= Keck, Mahin & Cate =

Keck, Mahin & Cate was a law firm based in Chicago, Illinois that was founded in 1886 and stopped operations in 1997.

The firm worked in general practice, banking and bankruptcy law, corporate finances, mergers and acquisitions, and the like. By 1985, it employed 95 lawyers.

The firm had branches in nine other cities, including San Francisco, Houston, New York, and Washington, D.C. In the early 1990s, former Democratic vice-presidential nominee Geraldine Ferraro was a managing partner of its New York office. During the 1980s, Victoria Reggie worked at and became a partner in its Washington office. Former Governor of Texas Mark White worked in its Houston location after he left office in 1987.
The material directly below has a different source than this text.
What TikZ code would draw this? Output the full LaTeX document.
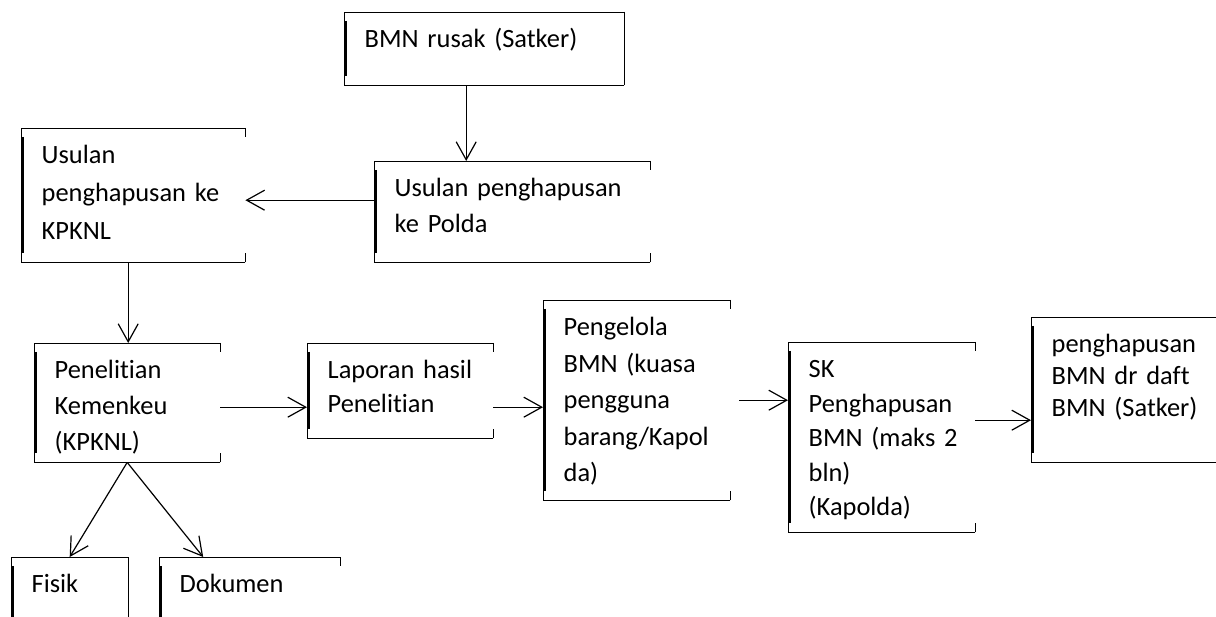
\documentclass[tikz,border=0pt]{standalone}
\usepackage{fontspec}
\setmainfont{Carlito}[Ligatures=NoCommon]
\usetikzlibrary{arrows.meta}
\hyphenpenalty=10000
\exhyphenpenalty=10000
\begin{document}
\begin{tikzpicture}[x=1pt,y=-1pt,
  box/.style={anchor=north west,inner xsep=20.5pt,inner ysep=0pt,align=left,
    text height=35.5pt,font=\fontsize{26.4pt}{35.5pt}\selectfont},
  arr/.style={line width=1.2pt,-{Straight Barb[length=18pt,width=20pt,line width=1.2pt]}},
  frame/.style={line width=0.9pt},
  bar/.style={line width=2.6pt}]
 \clip (0,0) rectangle (1216,617);
 % boxes
 \node[box,text width=239pt,text depth=37.5pt] (rusak) at (344,12) {BMN rusak (Satker)};
 \node[box,text width=183pt,text depth=98.5pt,font=\fontsize{26.4pt}{38pt}\selectfont] (kpknl) at (21,128) {Usulan\\penghapusan~ke\\KPKNL};
 \node[box,text width=235pt,text depth=65.5pt] (polda) at (374,161) {Usulan penghapusan\\ke Polda};
 \node[box,text width=145pt,text depth=83.5pt,font=\fontsize{26.4pt}{36pt}\selectfont] (teliti) at (34,343) {Penelitian\\Kemenkeu\\(KPKNL)};
 \node[box,text width=76pt,text depth=47.5pt] (fisik) at (11,557) {Fisik};
 \node[box,text width=140pt,text depth=47.5pt] (dokumen) at (159,557) {Dokumen};
 \node[box,text width=145pt,text depth=59.5pt,font=\fontsize{26.4pt}{34pt}\selectfont] (laporan) at (307,343) {Laporan~hasil\\Penelitian};
 \node[box,text width=146pt,text depth=164.5pt,font=\fontsize{26.4pt}{36.5pt}\selectfont] (pengelola) at (543,300) {Pengelola\\BMN~(kuasa\\pengguna\\barang/Kapol\\da)};
 \node[box,text width=146pt,text depth=154.5pt,font=\fontsize{26.4pt}{34.5pt}\selectfont] (sk) at (788,342) {SK\\Penghapusan\\BMN~(maks~2\\bln)\\(Kapolda)};
 \node[box,text width=179pt,text depth=109.5pt,font=\fontsize{26.4pt}{32pt}\selectfont] (final) at (1031,317) {penghapusan\\BMN dr daft\\BMN (Satker)};
 % frames
 \foreach \n in {rusak,kpknl,polda,teliti,fisik,dokumen,laporan,pengelola,sk,final} {
   \draw[frame] (\n.north east) -- (\n.north west) -- (\n.south west) -- (\n.south east);
   \draw[frame] (\n.north east) -- ++(0,9);
   \draw[frame] (\n.south east) -- ++(0,-9);
   \draw[bar] ([shift={(1.5,9)}]\n.north west) -- ([shift={(1.5,-9)}]\n.south west);
 }
 \draw[frame] (rusak.north east) -- (rusak.south east);
 \draw[frame] (fisik.north east) -- (fisik.south east);
 % arrows
 \draw[arr] ([xshift=-18pt]rusak.south) -- ([xshift=-18pt]rusak.south |- polda.north);
 \draw[arr] ([yshift=11.5pt]polda.west) -- ([yshift=11.5pt]polda.west -| kpknl.east);
 \draw[arr] ([xshift=-5pt]kpknl.south) -- ([xshift=-5pt]kpknl.south |- teliti.north);
 \draw[arr] ([yshift=-4.5pt]teliti.east) -- ([yshift=-4.5pt]teliti.east -| laporan.west);
 \draw[arr] ([yshift=-16.5pt]laporan.east) -- ([yshift=-16.5pt]laporan.east -| pengelola.west);
 \draw[arr] ([xshift=9pt]pengelola.east) -- (pengelola.east -| sk.west);
 \draw[arr] ([yshift=17pt]sk.east) -- ([yshift=17pt]sk.east -| final.west);
 \draw[arr] (teliti.south) -- (fisik.north);
 \draw[arr] (teliti.south) -- ([xshift=-46.5pt]dokumen.north);
\end{tikzpicture}
\end{document}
By the mid-1990s, Keck, Mahin & Cate had grown rapidly to have some 350 lawyers and faced financial difficulties. In 1994, it was found guilty of having conspired to defraud investors in a Texas jail construction project and was liable for a share of a $36 million judgment. By early 1996, the firm faced being cut off from a $10 million line of credit from its chief lender, Northern Trust Company.
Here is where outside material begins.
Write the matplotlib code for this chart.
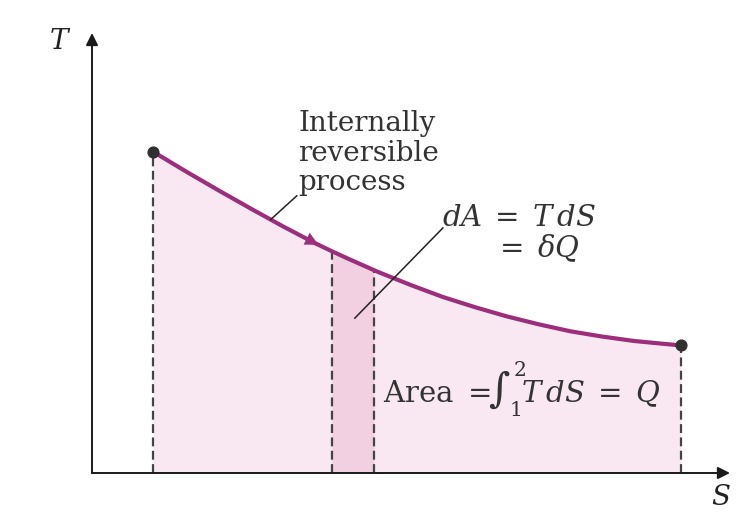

By summer 1997, the firm had lost more than 90 attorneys in four years, and key defections to Chicago rival Rudnick & Wolfe and Chapman and Cutler LLP occurred. The firm considered halting its operations, and vacated its Chicago Loop offices on Wacker Drive.

Keck, Mahin & Cate effectively ended later in 1997, as in December 1997 several creditors filed an involuntary Chapter 7 bankruptcy action against it. By the end of the month, this was converted to
a Chapter 11 bankruptcy. It remained there for a number of years. In 2002, the bankruptcy court ruled that some former partners could not escape liability for the firm's debts. That year Bracewell & Patterson successfully defended Keck remnants against a legal malpractice claim dating back to 1992.